▸ **Given request**:
Your task is to retype the lines from the opening of the material through the line that includes "ax = fig.add_axes([77/572, 1". Do not copy the pictures.

================

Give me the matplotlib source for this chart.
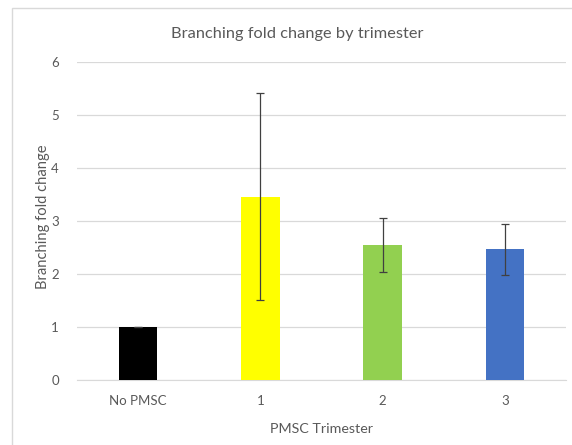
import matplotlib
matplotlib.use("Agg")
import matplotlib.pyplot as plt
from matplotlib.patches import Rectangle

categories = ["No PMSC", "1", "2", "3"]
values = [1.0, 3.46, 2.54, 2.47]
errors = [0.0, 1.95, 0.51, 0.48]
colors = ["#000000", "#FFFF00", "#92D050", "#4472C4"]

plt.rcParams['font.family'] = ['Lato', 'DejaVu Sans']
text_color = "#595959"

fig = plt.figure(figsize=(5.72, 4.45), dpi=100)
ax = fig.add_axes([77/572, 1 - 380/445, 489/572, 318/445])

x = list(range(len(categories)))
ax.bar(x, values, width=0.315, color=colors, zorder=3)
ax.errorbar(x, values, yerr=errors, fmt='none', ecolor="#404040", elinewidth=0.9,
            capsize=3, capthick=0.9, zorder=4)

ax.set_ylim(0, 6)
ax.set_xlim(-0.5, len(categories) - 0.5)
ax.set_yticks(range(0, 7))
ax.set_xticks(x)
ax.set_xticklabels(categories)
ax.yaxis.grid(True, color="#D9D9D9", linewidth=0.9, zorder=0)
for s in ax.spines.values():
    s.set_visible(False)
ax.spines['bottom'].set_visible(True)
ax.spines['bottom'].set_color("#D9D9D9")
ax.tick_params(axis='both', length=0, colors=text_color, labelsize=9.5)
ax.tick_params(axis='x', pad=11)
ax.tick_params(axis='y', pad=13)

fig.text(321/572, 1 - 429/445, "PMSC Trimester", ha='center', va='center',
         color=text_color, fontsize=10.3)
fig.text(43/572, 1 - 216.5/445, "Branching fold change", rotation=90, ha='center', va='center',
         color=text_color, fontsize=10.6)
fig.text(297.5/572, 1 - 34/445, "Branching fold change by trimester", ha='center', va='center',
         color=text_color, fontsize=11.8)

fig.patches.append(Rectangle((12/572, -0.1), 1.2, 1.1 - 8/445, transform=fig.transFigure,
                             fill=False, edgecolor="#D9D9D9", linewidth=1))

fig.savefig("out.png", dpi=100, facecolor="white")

================

▸ **Answer for this exercise**:
Give me the matplotlib source for this chart.
import matplotlib
matplotlib.use("Agg")
import matplotlib.pyplot as plt
from matplotlib.patches import Rectangle

categories = ["No PMSC", "1", "2", "3"]
values = [1.0, 3.46, 2.54, 2.47]
errors = [0.0, 1.95, 0.51, 0.48]
colors = ["#000000", "#FFFF00", "#92D050", "#4472C4"]

plt.rcParams['font.family'] = ['Lato', 'DejaVu Sans']
text_color = "#595959"

fig = plt.figure(figsize=(5.72, 4.45), dpi=100)
ax = fig.add_axes([77/572, 1 - 380/445, 489/572, 318/445])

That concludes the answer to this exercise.